* [GOAL]:
Transcribe the material word for word, but without the images.

* [PROVIDED DATA]:
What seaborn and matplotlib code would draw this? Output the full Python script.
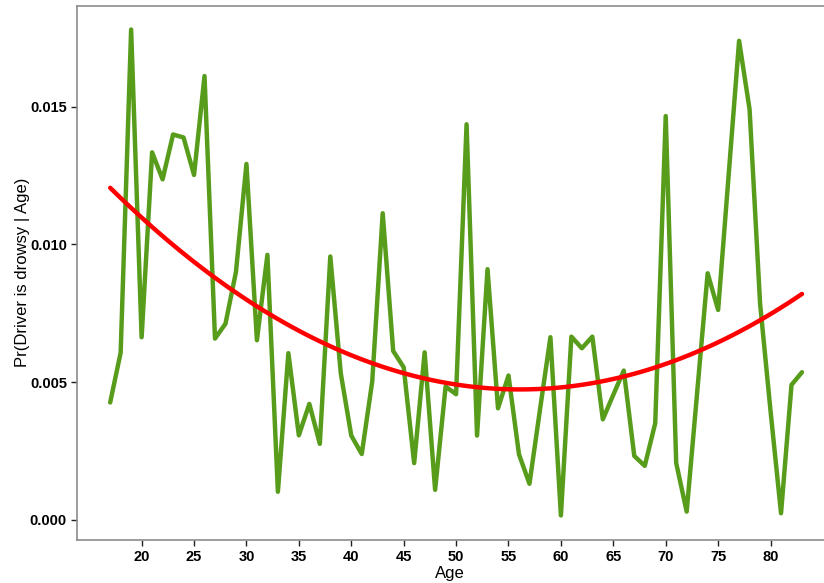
import numpy as np
import pandas as pd
import matplotlib
matplotlib.use("Agg")
import matplotlib.pyplot as plt
import seaborn as sns

# Age of driver and estimated probability of drowsiness
ages = list(range(17, 84))
pr_drowsy = [
    0.00426, 0.00607, 0.01780, 0.00663, 0.01334, 0.01236, 0.01399, 0.01388,
    0.01252, 0.01611, 0.00658, 0.00712, 0.00900, 0.01292, 0.00652, 0.00962,
    0.00102, 0.00605, 0.00307, 0.00421, 0.00276, 0.00956, 0.00532, 0.00306,
    0.00239, 0.00502, 0.01113, 0.00613, 0.00554, 0.00206, 0.00608, 0.00109,
    0.00484, 0.00456, 0.01436, 0.00306, 0.00910, 0.00405, 0.00524, 0.00238,
    0.00131, 0.00399, 0.00663, 0.00016, 0.00665, 0.00623, 0.00665, 0.00365,
    0.00454, 0.00542, 0.00232, 0.00196, 0.00351, 0.01466, 0.00206, 0.00030,
    0.00463, 0.00895, 0.00762, 0.01250, 0.01739, 0.01490, 0.00786, 0.00395,
    0.00024, 0.00490, 0.00536,
]
x_ticks = list(range(20, 85, 5))
y_ticks = [0.000, 0.005, 0.010, 0.015]

df = pd.DataFrame({"Age": ages, "pr": pr_drowsy})

sns.set_style("ticks")
plt.rcParams["font.family"] = ["Liberation Sans", "DejaVu Sans"]

fig = plt.figure(figsize=(8.24, 5.83), dpi=100)
ax = fig.add_axes([0.093, 0.074, 0.907, 0.9165])

sns.lineplot(data=df, x="Age", y="pr", color="#589c1b", linewidth=3.2, ax=ax, zorder=2)
# quadratic fit through the same points
sns.regplot(data=df, x="Age", y="pr", order=2, scatter=False, ci=None,
            color="#ff0000", line_kws={"linewidth": 3.2, "zorder": 3}, ax=ax)

ax.set_xlim(13.8, 85.1)
ax.set_ylim(-0.000726, 0.01867)
ax.set_xticks(x_ticks)
ax.set_yticks(y_ticks)
ax.set_yticklabels([f"{v:.3f}" for v in y_ticks])
ax.tick_params(axis="both", direction="out", length=4, width=1, color="#222222",
               labelcolor="black", labelsize=10.5, pad=3)
for lbl in ax.get_xticklabels() + ax.get_yticklabels():
    lbl.set_fontweight("bold")

for side in ["left", "bottom", "top"]:
    ax.spines[side].set_color("#8c8c8c")
    ax.spines[side].set_linewidth(1.2)
ax.spines["right"].set_visible(False)

ax.set_xlabel("Age", fontsize=12, labelpad=2, color="black")
ax.set_ylabel("Pr(Driver is drowsy | Age)", fontsize=12, labelpad=0, color="black")

fig.savefig("out.png", dpi=100)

* [COMPLETED TASK]:
What seaborn and matplotlib code would draw this? Output the full Python script.
import numpy as np
import pandas as pd
import matplotlib
matplotlib.use("Agg")
import matplotlib.pyplot as plt
import seaborn as sns

# Age of driver and estimated probability of drowsiness
ages = list(range(17, 84))
pr_drowsy = [
    0.00426, 0.00607, 0.01780, 0.00663, 0.01334, 0.01236, 0.01399, 0.01388,
    0.01252, 0.01611, 0.00658, 0.00712, 0.00900, 0.01292, 0.00652, 0.00962,
    0.00102, 0.00605, 0.00307, 0.00421, 0.00276, 0.00956, 0.00532, 0.00306,
    0.00239, 0.00502, 0.01113, 0.00613, 0.00554, 0.00206, 0.00608, 0.00109,
    0.00484, 0.00456, 0.01436, 0.00306, 0.00910, 0.00405, 0.00524, 0.00238,
    0.00131, 0.00399, 0.00663, 0.00016, 0.00665, 0.00623, 0.00665, 0.00365,
    0.00454, 0.00542, 0.00232, 0.00196, 0.00351, 0.01466, 0.00206, 0.00030,
    0.00463, 0.00895, 0.00762, 0.01250, 0.01739, 0.01490, 0.00786, 0.00395,
    0.00024, 0.00490, 0.00536,
]
x_ticks = list(range(20, 85, 5))
y_ticks = [0.000, 0.005, 0.010, 0.015]

df = pd.DataFrame({"Age": ages, "pr": pr_drowsy})

sns.set_style("ticks")
plt.rcParams["font.family"] = ["Liberation Sans", "DejaVu Sans"]

fig = plt.figure(figsize=(8.24, 5.83), dpi=100)
ax = fig.add_axes([0.093, 0.074, 0.907, 0.9165])

sns.lineplot(data=df, x="Age", y="pr", color="#589c1b", linewidth=3.2, ax=ax, zorder=2)
# quadratic fit through the same points
sns.regplot(data=df, x="Age", y="pr", order=2, scatter=False, ci=None,
            color="#ff0000", line_kws={"linewidth": 3.2, "zorder": 3}, ax=ax)

ax.set_xlim(13.8, 85.1)
ax.set_ylim(-0.000726, 0.01867)
ax.set_xticks(x_ticks)
ax.set_yticks(y_ticks)
ax.set_yticklabels([f"{v:.3f}" for v in y_ticks])
ax.tick_params(axis="both", direction="out", length=4, width=1, color="#222222",
               labelcolor="black", labelsize=10.5, pad=3)
for lbl in ax.get_xticklabels() + ax.get_yticklabels():
    lbl.set_fontweight("bold")

for side in ["left", "bottom", "top"]:
    ax.spines[side].set_color("#8c8c8c")
    ax.spines[side].set_linewidth(1.2)
ax.spines["right"].set_visible(False)

ax.set_xlabel("Age", fontsize=12, labelpad=2, color="black")
ax.set_ylabel("Pr(Driver is drowsy | Age)", fontsize=12, labelpad=0, color="black")

fig.savefig("out.png", dpi=100)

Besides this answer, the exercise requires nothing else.